Home office legislative package – the big hit did not materialize
With the Covid-19 pandemic, working from home has gained massively in importance. Couple of days ago, the draft of the previously announced new legal regulation on remote working was published. The legislative package essentially contains specific clarifications and specifications as well as certain tax relief. However, the big hit did not materialize.
Changes in labor law
As before, the prerequisite for working from home is an agreement between the employer and the employee. According to the draft, this agreement must be concluded in writing. However, according to the materials even an oral agreement will not be rendered invalid. There does not exist a right of the employee to work from home or a right of the employer to order an employee to work from home. The home office agreement can be terminated by either party with one month’s notice if there is an important reason. An important reason may be substantial changes in the operational requirements or significant changes in the employee’s living situation that no longer allow working from home.
It was made clear that the employer is essentially obliged to provide the employee with any digital work equipment that may be required for regular work in the home office. If this work equipment is not made available, the employee is entitled to reimbursement of costs (lump sum). The framework conditions for working from home can now also be concluded in a works agreement.

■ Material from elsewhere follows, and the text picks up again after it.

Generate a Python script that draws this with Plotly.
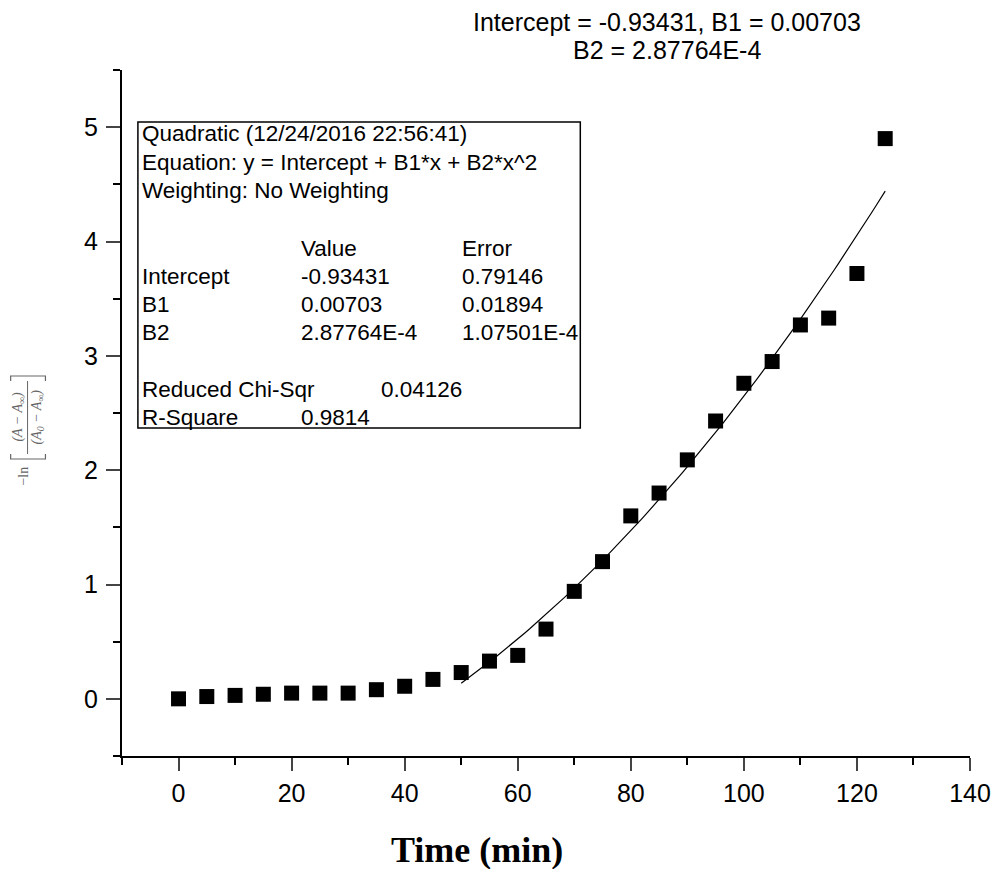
import plotly.graph_objects as go
import numpy as np

# ---- data ----
time_min = [0, 5, 10, 15, 20, 25, 30, 35, 40, 45, 50, 55, 60, 65, 70, 75, 80, 85, 90, 95, 100, 105, 110, 115, 120, 125]
neg_ln_ratio = [0.00, 0.02, 0.03, 0.04, 0.05, 0.05, 0.05, 0.08, 0.11, 0.17, 0.23, 0.33, 0.38, 0.61, 0.94, 1.20,
                1.60, 1.80, 2.09, 2.43, 2.76, 2.95, 3.27, 3.33, 3.72, 4.90]
fit_intercept = -0.93431
fit_b1 = 0.00703
fit_b2 = 2.87764e-4
fit_range = [50, 125]
x_ticks = [0, 20, 40, 60, 80, 100, 120, 140]
y_ticks = [0, 1, 2, 3, 4, 5]

W, H = 1003, 869
L, R, T, B = 122, 975, 70, 756


def px(x):
    return (x - L) / (R - L)


def py(y):
    return (B - y) / (B - T)


fit_x = np.linspace(fit_range[0], fit_range[1], 100)
fit_y = fit_intercept + fit_b1 * fit_x + fit_b2 * fit_x ** 2

fig = go.Figure()
fig.add_trace(go.Scatter(x=fit_x, y=fit_y, mode="lines", line=dict(color="black", width=1.2),
                         showlegend=False, hoverinfo="skip"))
fig.add_trace(go.Scatter(x=time_min, y=neg_ln_ratio, mode="markers",
                         marker=dict(symbol="square", size=15, color="black"), showlegend=False))

font_tick = dict(family="Liberation Sans, Arial", size=25, color="black")

fig.update_layout(
    width=W, height=H,
    margin=dict(l=L, r=W - R, t=T, b=H - B),
    plot_bgcolor="white", paper_bgcolor="white",
    xaxis=dict(range=[-10, 140], tickvals=x_ticks, ticks="outside", ticklen=13, tickwidth=2,
               showline=True, linecolor="black", linewidth=2, showgrid=False, zeroline=False,
               tickfont=font_tick, ticklabelstandoff=1,
               minor=dict(dtick=10, ticks="outside", ticklen=7, tickwidth=2, tickcolor="black", showgrid=False)),
    yaxis=dict(range=[-0.5, 5.5], tickvals=y_ticks, ticks="outside", ticklen=14, tickwidth=2,
               showline=True, linecolor="black", linewidth=2, showgrid=False, zeroline=False,
               tickfont=font_tick, ticklabelstandoff=3,
               minor=dict(dtick=0.5, ticks="outside", ticklen=7, tickwidth=2, tickcolor="black", showgrid=False)),
)

annots = []
# x axis title
annots.append(dict(x=px(479), y=py(850), xref="paper", yref="paper", showarrow=False,
                   xanchor="center", yanchor="middle",
                   text="<b>Time (min)</b>", font=dict(family="Liberation Serif, Times New Roman", size=36, color="black")))
# y axis title: -ln[(A - A_inf)/(A_0 - A_inf)] drawn as a rotated stacked fraction
ylab_font = dict(family="Liberation Serif, Times New Roman", size=14, color="#666666")
annots.append(dict(x=px(22), y=py(476), xref="paper", yref="paper", showarrow=False, textangle=-90,
                   xanchor="center", yanchor="middle", text="−ln", font=ylab_font))
annots.append(dict(x=px(17), y=py(417), xref="paper", yref="paper", showarrow=False, textangle=-90,
                   xanchor="center", yanchor="middle",
                   text="<i>(A − A<sub>∞</sub>)</i>", font=ylab_font))
annots.append(dict(x=px(37), y=py(417), xref="paper", yref="paper", showarrow=False, textangle=-90,
                   xanchor="center", yanchor="middle",
                   text="<i>(A<sub>0</sub> − A<sub>∞</sub>)</i>", font=ylab_font))

# top annotation
top_font = dict(family="Liberation Sans, Arial", size=25, color="black")
annots.append(dict(x=px(670), y=py(22), xref="paper", yref="paper", showarrow=False,
                   xanchor="center", yanchor="middle",
                   text="Intercept = -0.93431, B1 = 0.00703", font=top_font))
annots.append(dict(x=px(670), y=py(50), xref="paper", yref="paper", showarrow=False,
                   xanchor="center", yanchor="middle",
                   text="B2 = 2.87764E-4", font=top_font))

# box text
box_font = dict(family="Liberation Sans, Arial", size=22.5, color="black")
rows = [
    (133, [(140, "Quadratic (12/24/2016 22:56:41)")]),
    (162, [(140, "Equation: y = Intercept + B1*x + B2*x^2")]),
    (190, [(140, "Weighting: No Weighting")]),
    (248, [(300, "Value"), (462, "Error")]),
    (276, [(140, "Intercept"), (300, "-0.93431"), (462, "0.79146")]),
    (304, [(140, "B1"), (300, "0.00703"), (462, "0.01894")]),
    (332, [(140, "B2"), (300, "2.87764E-4"), (462, "1.07501E-4")]),
    (389, [(140, "Reduced Chi-Sqr"), (381, "0.04126")]),
    (417, [(140, "R-Square"), (300, "0.9814")]),
]
for yy, cells in rows:
    for xx, txt in cells:
        annots.append(dict(x=px(xx), y=py(yy), xref="paper", yref="paper", showarrow=False,
                           xanchor="left", yanchor="middle", text=txt, font=box_font))

fig.update_layout(annotations=annots)
fig.add_shape(type="rect", xref="paper", yref="paper", x0=px(138), x1=px(583), y0=py(428), y1=py(122),
              line=dict(color="black", width=1.5), fillcolor="rgba(0,0,0,0)")

# fraction bar and brackets of the y label
gray = "#666666"
fig.add_shape(type="line", xref="paper", yref="paper", x0=px(27), x1=px(27), y0=py(381), y1=py(454),
              line=dict(color=gray, width=1))
fig.add_shape(type="path", xref="paper", yref="paper",
              path=f"M {px(10)},{py(454)} L {px(10)},{py(459)} L {px(45)},{py(459)} L {px(45)},{py(454)}",
              line=dict(color=gray, width=1.2))
fig.add_shape(type="path", xref="paper", yref="paper",
              path=f"M {px(10)},{py(381)} L {px(10)},{py(376)} L {px(45)},{py(376)} L {px(45)},{py(381)}",
              line=dict(color=gray, width=1.2))

fig.write_html("out.html")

The new “Home Office Act” explicitly stipulates that employee protection provisions also apply in principle to home offices, but the labor inspectorate is not authorized to enter private homes of an employee working from home without the employee’s consent.
Changes in social law
The clarification introduced with the 3rd COVID-19 Act according to which accidents that happen in the home office are considered occupational accidents has also been included in the new home office law.
Changes in tax law
Under tax law the new provisions bring a few “treats”: If the employer provides his employee with digital work equipment (e.g. computer, screen, keyboard, printer, mobile phone or the necessary data connection), this does not constitute a taxable benefit in kind for the employee. Payments by employers to compensate for the costs of working from home will be paid for a maximum of 100 days per calendar year in the amount of up to € 3 per home office day (= max. € 300 per year) as a tax-free working-from-home lump sum. Moreover, the number of home office days must be recorded in the payroll account. In addition, the amount of the working-from-home lump sum is to be made evident in the payroll account.
If the maximum amount of the home office lump sum is not fully utilized in the payment of the employer, the employee can claim work related deductions and additional expenses for the ergonomic furnishing of their workplace at home (desk, swivel chair, lighting) up to an amount of € 300.00 per year as income-related expenses. The prerequisite for this is that at least 42 days a year were worked exclusively from home. If the employee has borne higher equipment costs, it will be possible to take the excess amount into account until 2023 (the last year in which the regulation applies). The requirement to work from home for at least 42 days must be assessed separately for each assessment year. If these 42 home office days per calendar year are not reached, the tax advantage does not apply.
Employee representatives criticized, among other things, that this rigid regulation leads to unfair results if the required number of home office days is not achieved due to long sick leave or pregnancy. In this context, however, other questions also arise: For example, it is unclear what happens if an employee makes a purchase in anticipation of tax benefits, but the employer shortly thereafter terminates the home office agreement for operational reasons, for example. A legal clarification would be needed here.
The regulations will come into force on April 1st, 2021 and end in 2023 in order to then be evaluated.
This article is for general information only and does not replace legal advice. Haslinger / Nagele Rechtsanwälte GmbH assumes no liability for the content and correctness of this article.